The Lesson That Cost Him

DeAngelo is a numbers guy. Computer science degree, remember. So when he found a four-unit property in Chicago with promising cash flow projections, he ran the numbers and pulled the trigger.

He didn't know the South Side. He didn't have boots on the ground. He trusted the spreadsheet.

"I inherited tenants that were not paying rent. They were going through a subsidy program. Once that time frame was over, they didn't pay. I had to evict them. They were squatting. They vandalized the property."

A year and a half later, he's still working through the rehab process to sell. But Watson doesn't call it a regret. He calls it education.

"I don't want to say I regret it, because now I'm better. I know I'm going to do a little bit more due diligence."

Real estate isn't dead for him. It's just on pause. And when he comes back, it'll be closer to home, with a team he trusts.

The Inner Work

Near the end of our conversation, DeAngelo gets reflective. He'd been thinking the day before about what was really holding his company back. Not the surface-level answers. The real stuff.

"My company was stuck at a revenue level for two, three years while I was working corporate. The reason why is because I had a fear of responsibility and accountability. I didn't want to deal with having people that had to answer to me."

It wasn't until his job disappeared that he was forced to confront it. To become the leader his company needed. And once he did, something shifted.

"Once you start becoming who you feel like you should have been, you kind of feel like you're unstoppable. As long as you have God with you, keep your faith, man, anything is possible."

The Question

I ask everyone the same closing question: If you could ask the world one question and get an honest answer, what would it be?

DeAngelo pauses.

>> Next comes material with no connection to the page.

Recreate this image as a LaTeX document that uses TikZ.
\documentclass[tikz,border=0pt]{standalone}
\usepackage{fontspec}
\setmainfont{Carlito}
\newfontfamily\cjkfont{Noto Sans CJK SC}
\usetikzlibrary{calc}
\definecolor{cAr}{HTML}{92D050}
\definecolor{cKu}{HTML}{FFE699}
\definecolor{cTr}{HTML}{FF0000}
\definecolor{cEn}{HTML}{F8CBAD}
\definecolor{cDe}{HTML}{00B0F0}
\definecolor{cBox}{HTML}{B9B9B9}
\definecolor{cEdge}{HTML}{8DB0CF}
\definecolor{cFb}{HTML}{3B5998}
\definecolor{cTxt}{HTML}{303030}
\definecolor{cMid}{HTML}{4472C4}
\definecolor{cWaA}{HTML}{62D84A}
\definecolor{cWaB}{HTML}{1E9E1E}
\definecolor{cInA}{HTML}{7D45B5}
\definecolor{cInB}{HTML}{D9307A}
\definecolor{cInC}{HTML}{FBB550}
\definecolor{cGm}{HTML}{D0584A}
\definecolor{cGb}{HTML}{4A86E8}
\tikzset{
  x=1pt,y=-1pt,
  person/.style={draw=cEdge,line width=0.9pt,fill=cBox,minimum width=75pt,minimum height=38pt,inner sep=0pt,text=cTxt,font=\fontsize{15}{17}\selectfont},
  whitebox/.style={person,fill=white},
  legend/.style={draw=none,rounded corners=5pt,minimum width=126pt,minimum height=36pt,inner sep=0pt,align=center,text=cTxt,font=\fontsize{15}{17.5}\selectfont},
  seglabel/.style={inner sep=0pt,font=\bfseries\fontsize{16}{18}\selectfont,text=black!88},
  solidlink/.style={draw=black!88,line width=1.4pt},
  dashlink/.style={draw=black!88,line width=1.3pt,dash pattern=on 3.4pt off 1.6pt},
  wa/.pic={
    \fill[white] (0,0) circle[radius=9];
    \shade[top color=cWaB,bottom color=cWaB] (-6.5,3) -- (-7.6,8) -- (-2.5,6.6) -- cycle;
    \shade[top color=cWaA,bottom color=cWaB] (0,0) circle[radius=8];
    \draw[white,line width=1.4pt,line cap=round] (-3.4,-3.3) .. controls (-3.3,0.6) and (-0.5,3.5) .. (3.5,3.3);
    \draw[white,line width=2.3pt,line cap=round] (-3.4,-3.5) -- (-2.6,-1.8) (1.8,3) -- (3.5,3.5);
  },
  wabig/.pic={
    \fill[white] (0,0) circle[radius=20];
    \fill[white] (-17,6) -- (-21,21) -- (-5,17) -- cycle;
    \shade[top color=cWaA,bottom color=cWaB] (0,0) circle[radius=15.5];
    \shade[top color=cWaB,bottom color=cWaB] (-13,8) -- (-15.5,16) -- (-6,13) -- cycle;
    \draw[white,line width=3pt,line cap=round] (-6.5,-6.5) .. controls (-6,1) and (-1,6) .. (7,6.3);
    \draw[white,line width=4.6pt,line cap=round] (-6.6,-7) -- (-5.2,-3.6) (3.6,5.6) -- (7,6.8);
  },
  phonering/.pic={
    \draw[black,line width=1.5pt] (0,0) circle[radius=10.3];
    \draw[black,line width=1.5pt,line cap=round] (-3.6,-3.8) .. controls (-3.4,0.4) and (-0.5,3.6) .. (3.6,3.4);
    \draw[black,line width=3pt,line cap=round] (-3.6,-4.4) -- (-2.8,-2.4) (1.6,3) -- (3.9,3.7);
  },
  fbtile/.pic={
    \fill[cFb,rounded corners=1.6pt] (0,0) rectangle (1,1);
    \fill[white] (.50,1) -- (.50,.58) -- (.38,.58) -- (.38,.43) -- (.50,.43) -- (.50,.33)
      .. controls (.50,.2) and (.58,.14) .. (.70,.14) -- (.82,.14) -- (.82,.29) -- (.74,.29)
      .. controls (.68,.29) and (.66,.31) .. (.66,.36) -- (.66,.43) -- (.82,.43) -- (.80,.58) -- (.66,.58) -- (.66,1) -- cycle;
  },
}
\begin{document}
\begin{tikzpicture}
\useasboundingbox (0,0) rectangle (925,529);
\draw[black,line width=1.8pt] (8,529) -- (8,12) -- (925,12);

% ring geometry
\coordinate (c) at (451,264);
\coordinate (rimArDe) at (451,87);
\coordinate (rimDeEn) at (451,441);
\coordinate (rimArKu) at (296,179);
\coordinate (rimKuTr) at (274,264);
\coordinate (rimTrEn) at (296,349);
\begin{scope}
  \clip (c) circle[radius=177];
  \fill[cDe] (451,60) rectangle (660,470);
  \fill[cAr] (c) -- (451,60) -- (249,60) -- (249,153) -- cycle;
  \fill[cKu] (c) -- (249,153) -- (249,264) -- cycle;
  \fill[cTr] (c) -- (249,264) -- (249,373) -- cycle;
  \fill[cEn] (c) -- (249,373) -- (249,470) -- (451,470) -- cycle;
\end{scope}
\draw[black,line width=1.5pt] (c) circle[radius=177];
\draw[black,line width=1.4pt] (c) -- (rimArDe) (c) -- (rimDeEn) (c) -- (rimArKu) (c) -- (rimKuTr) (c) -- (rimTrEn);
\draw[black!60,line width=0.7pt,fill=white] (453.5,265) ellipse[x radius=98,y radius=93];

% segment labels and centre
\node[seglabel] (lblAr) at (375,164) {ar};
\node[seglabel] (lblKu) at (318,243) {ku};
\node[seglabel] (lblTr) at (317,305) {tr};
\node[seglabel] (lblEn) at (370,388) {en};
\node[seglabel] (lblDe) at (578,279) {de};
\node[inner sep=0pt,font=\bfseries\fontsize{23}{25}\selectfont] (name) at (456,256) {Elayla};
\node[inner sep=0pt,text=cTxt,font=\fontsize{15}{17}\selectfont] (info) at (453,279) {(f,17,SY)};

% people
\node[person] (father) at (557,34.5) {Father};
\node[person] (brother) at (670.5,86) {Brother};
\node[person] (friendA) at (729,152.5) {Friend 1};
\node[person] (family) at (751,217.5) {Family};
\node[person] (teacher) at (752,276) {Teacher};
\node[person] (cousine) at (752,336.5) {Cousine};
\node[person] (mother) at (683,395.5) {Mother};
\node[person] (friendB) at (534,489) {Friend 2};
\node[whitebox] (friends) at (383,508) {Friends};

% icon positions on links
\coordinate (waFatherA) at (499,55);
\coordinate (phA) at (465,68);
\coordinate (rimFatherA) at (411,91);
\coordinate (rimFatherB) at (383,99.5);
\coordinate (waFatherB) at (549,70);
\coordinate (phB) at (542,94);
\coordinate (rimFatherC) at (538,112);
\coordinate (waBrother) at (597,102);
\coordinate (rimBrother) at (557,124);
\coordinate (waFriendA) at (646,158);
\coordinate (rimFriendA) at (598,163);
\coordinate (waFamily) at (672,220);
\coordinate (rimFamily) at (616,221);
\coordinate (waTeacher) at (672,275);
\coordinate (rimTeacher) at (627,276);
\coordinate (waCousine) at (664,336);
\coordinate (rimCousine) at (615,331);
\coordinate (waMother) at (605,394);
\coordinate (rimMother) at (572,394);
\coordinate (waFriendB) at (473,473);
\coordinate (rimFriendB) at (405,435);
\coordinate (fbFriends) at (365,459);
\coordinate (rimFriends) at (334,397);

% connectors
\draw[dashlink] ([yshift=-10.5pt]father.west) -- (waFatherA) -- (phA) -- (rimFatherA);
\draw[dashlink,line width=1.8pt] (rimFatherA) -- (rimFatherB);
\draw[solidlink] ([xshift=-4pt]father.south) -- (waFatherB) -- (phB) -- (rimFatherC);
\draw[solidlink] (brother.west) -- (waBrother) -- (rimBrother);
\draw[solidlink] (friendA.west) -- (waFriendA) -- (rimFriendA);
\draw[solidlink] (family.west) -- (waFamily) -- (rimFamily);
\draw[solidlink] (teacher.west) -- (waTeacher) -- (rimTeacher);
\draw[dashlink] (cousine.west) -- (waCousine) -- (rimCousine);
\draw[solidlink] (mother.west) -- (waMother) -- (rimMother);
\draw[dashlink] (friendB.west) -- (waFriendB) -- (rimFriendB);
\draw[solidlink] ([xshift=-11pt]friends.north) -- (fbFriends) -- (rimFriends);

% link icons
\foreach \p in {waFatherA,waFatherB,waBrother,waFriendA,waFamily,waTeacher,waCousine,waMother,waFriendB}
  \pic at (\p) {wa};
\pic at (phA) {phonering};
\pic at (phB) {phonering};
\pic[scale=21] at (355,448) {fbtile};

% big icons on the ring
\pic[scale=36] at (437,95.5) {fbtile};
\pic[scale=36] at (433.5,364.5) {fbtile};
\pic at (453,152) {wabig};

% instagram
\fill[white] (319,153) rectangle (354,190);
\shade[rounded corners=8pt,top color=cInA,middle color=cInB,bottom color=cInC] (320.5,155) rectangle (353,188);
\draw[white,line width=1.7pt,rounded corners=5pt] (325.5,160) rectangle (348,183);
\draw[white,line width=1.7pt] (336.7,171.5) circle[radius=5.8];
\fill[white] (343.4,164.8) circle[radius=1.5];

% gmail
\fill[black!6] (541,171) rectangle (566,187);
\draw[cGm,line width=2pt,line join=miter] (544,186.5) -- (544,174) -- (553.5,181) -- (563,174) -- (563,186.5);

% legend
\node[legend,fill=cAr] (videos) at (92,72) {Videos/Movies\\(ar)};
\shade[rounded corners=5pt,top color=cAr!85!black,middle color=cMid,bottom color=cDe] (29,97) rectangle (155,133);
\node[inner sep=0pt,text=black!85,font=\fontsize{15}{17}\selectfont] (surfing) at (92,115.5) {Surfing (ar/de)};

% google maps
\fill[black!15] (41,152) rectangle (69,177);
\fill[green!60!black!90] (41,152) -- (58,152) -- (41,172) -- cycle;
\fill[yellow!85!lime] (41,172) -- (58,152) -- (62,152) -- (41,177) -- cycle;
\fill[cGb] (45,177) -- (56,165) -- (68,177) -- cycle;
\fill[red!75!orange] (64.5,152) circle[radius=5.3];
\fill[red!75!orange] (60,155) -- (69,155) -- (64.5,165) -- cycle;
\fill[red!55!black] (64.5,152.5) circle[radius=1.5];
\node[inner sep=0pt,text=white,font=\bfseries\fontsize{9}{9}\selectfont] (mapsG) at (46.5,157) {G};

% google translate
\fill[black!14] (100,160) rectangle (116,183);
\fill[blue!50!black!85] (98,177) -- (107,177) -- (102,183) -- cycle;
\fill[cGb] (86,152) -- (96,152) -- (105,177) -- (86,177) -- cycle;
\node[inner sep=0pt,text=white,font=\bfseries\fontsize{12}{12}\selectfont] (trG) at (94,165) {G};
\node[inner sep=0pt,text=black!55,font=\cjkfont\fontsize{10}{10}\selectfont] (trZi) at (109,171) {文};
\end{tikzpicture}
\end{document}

Then he laughs a little, like he knows it sounds simple.

"Why can't everybody just do good? The world would be a better place if everybody just did good."

It's not a naive question. Coming from a man who's been through squatters and setbacks and the slow grind of building something real, it lands differently. It's not idealism. It's exhaustion with the alternative.

DeAngelo Watson is locked in. And if you're trying to fund your business the right way, with real strategy and real relationships, he's probably the person you want in your corner.